## What is asked
Spot every line with the word "this" and return it.

## Extracted material
※ ※ ※

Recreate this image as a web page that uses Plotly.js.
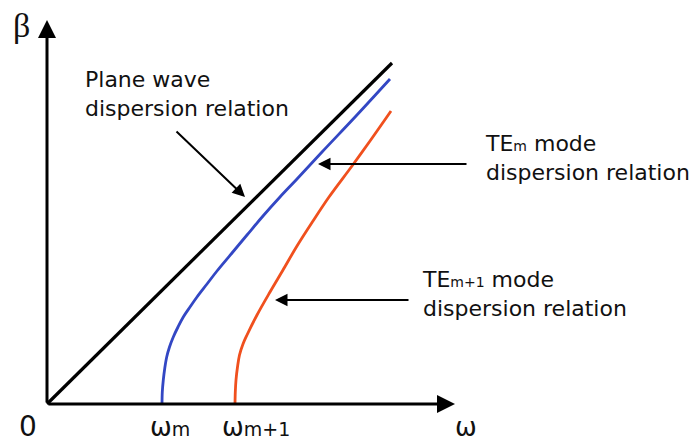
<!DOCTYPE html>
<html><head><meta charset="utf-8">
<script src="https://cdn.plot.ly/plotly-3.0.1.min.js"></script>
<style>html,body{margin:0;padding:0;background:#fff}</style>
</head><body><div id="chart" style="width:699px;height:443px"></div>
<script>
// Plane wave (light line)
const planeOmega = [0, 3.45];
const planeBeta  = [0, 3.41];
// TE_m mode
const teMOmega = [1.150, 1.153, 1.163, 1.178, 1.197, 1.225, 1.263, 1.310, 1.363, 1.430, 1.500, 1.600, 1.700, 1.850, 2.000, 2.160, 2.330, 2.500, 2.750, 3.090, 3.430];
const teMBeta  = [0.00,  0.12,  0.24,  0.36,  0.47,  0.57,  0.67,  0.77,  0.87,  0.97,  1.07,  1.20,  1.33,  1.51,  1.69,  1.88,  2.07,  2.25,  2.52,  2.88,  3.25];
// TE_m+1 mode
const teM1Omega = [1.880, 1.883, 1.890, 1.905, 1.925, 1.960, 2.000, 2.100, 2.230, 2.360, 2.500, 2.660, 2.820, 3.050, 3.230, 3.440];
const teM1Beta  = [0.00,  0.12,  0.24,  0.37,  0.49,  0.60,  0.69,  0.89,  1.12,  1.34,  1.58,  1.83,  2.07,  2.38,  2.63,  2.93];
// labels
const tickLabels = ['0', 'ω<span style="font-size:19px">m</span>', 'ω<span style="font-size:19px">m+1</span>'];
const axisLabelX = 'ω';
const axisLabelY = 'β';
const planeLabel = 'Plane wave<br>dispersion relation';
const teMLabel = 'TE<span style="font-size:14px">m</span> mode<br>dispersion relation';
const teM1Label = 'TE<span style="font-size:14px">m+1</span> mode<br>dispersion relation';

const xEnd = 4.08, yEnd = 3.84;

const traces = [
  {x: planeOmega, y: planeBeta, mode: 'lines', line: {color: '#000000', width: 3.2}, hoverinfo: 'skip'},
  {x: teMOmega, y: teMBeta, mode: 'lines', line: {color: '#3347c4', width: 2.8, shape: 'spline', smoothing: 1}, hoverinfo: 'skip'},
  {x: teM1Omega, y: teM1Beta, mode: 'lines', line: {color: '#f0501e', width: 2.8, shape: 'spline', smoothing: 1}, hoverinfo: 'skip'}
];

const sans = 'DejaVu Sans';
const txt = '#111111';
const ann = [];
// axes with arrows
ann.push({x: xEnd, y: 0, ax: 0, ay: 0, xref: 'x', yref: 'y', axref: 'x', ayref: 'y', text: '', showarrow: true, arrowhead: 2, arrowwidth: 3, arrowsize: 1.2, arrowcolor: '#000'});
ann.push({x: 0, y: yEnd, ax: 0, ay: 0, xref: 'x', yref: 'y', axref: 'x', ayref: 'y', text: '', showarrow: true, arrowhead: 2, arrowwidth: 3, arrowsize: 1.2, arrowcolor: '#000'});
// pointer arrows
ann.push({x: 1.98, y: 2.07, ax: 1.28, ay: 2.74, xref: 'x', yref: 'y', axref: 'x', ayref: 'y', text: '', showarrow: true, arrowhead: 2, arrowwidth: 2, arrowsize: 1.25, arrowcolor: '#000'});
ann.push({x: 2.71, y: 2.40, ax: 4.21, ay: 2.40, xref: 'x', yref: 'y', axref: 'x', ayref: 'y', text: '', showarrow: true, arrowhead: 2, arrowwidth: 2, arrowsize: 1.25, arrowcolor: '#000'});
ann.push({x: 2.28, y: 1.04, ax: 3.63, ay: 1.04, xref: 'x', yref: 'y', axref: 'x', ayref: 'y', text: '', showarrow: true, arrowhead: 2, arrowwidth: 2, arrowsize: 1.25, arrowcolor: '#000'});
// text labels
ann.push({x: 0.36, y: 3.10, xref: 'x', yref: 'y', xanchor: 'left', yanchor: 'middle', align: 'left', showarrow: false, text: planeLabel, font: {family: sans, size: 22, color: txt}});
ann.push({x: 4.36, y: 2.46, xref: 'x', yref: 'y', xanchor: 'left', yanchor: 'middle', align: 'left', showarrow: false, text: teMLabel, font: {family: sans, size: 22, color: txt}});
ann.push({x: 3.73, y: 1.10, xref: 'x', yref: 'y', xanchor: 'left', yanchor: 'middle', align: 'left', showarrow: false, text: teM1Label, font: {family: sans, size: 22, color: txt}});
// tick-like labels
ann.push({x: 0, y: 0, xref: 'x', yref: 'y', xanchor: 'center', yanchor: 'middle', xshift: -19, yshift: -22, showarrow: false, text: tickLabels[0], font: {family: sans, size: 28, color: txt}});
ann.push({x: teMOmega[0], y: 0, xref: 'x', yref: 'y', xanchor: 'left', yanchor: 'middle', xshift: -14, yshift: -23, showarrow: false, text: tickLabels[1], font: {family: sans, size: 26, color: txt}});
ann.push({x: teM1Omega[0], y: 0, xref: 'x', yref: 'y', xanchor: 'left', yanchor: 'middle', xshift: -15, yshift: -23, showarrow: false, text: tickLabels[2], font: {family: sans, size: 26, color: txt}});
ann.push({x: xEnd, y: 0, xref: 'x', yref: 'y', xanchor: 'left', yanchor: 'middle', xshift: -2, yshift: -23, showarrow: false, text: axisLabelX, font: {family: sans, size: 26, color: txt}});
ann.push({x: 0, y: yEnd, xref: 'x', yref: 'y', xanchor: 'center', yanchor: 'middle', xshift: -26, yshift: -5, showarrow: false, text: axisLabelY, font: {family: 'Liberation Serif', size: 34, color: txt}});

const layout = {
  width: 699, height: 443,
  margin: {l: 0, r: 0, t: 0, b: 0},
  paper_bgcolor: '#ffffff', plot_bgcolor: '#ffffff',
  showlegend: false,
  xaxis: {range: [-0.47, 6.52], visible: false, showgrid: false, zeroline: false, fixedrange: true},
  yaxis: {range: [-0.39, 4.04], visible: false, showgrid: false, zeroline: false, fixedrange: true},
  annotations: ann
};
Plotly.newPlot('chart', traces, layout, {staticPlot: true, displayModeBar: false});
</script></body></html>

※ ※ ※

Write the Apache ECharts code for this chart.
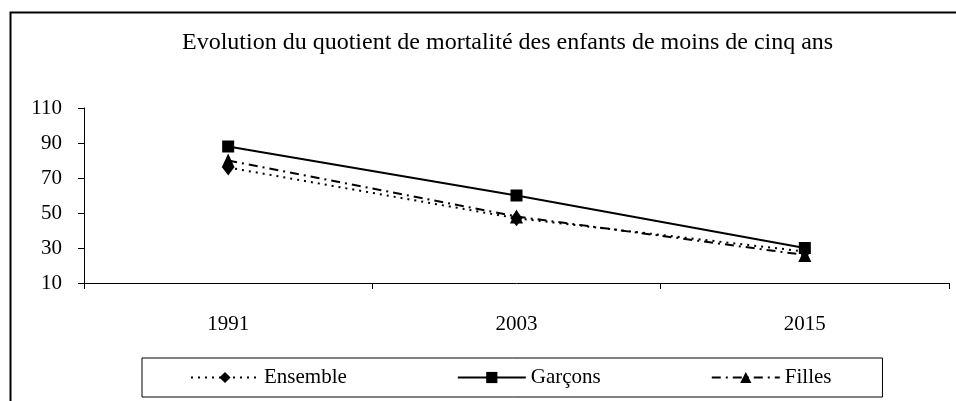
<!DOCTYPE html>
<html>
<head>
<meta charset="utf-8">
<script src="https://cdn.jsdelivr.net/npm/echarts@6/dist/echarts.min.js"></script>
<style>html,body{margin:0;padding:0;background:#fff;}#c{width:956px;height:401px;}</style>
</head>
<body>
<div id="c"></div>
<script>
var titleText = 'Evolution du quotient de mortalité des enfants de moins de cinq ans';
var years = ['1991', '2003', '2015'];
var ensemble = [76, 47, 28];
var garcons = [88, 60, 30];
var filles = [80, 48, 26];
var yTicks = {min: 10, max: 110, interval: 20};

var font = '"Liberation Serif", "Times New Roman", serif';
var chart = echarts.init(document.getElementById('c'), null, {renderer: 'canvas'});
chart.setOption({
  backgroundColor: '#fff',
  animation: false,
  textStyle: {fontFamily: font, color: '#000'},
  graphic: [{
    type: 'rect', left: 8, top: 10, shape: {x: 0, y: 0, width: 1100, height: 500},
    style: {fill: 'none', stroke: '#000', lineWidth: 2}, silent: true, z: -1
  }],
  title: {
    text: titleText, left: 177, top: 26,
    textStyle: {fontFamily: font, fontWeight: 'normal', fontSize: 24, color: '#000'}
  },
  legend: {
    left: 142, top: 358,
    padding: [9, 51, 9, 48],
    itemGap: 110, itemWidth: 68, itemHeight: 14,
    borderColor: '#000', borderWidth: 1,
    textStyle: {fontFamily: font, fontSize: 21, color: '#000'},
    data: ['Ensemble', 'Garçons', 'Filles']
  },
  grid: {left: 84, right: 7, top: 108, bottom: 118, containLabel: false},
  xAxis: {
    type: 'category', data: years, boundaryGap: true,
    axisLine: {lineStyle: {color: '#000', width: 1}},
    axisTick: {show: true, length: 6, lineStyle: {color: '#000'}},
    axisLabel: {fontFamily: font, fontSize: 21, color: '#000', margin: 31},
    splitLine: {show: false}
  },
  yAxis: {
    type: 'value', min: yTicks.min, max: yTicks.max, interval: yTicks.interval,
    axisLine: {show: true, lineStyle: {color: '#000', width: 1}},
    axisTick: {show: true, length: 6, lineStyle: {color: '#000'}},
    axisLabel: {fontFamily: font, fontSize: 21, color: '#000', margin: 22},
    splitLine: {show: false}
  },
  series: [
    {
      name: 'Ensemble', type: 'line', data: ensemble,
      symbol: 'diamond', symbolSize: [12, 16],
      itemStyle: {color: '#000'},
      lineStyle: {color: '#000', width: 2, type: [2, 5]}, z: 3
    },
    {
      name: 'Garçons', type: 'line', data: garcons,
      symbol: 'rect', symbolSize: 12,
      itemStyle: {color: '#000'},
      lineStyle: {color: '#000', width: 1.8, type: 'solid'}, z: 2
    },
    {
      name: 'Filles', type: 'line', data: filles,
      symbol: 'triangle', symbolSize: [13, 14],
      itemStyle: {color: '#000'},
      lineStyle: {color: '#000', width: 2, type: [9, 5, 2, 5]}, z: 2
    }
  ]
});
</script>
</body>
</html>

※ ※ ※

## Solution to the problem
Recreate this image as a web page that uses Plotly.js.
Write the Apache ECharts code for this chart.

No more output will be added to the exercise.